Pyramid scheme is a good metaphor for high-stakes language tests as a pyramid scheme is defined as a scheme which attracts a large number of people under often fraudulent, short term, or other unsustainable promise (Nat & Keep, 2002; Nolasco, Vaughn, & del Carmen, 2013). A pyramid scheme is sustained because people who join the game with the allure of the scheme fail to develop a healthy distance to the rules of the game. This is similar to the notion of illusio by Bourdieu and Wacquant (1992) who elaborate that when people join a game, the allure of the game prevent them from developing a healthy view and a critique of the game. High-stake languages tests are not simple business frauds. What makes the difference between a business fraud and a pyramid scheme is that the latter has a certain allure and promise that many of the participants believe in the return on their investment (Krige 2012), even when only the initial few participants could truly benefit, as it is the case with a high-stakes language test, that now has become too widely used to generate the promised returns for all participants as it did once.

Key Terms in this Chapter

Pyramid Scheme: A scheme which attracts many people under often fraudulent, short term, or other unsustainable promise.

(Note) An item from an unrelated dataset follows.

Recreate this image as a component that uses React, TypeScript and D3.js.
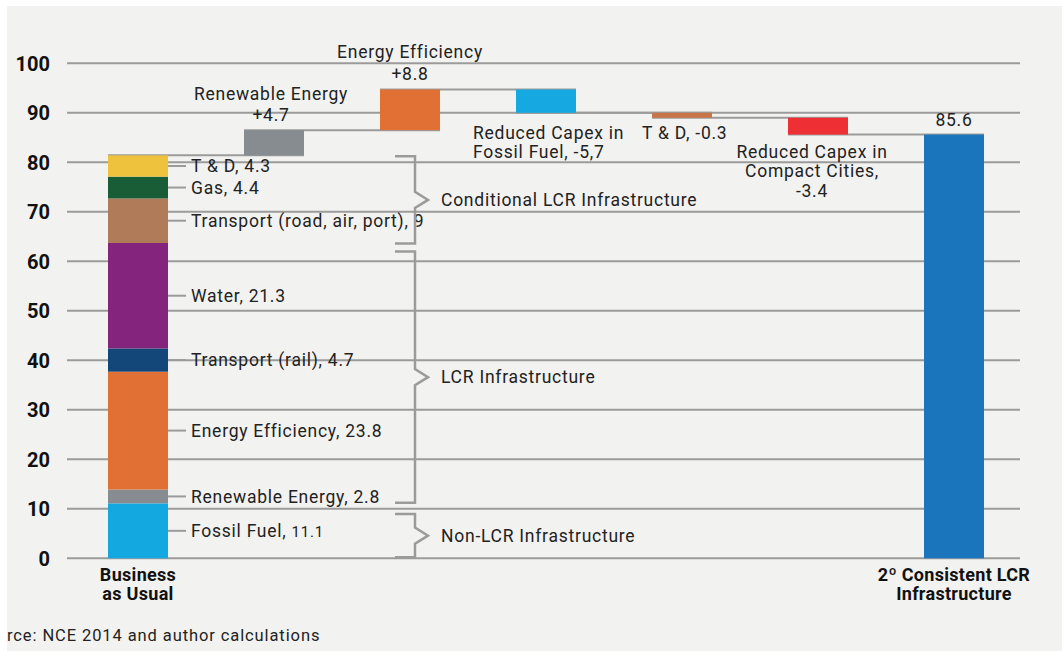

Reliability: The consistency of test scores across facets of the test.

TOEFL: A high stakes test used to assess people’s English language proficiency.

Illusio: The allure of a cultural, social, or economic game that people play and lose their ability to develop a healthy vision of the game by the act of playing it routinely.

Trinitarian Approach: An approach that considers criterion-oriented (predictive), content, and construct validity for the assessment of test validity.

High Stakes Tests: A linguistic threshold that enables people to measure their English language proficiency in a meaningful manner.

Language Proficiency Assessment: Measuring language skills of a person through testing methods.

Validity: Discovering whether a test measures accurately what it is intended to measure or not.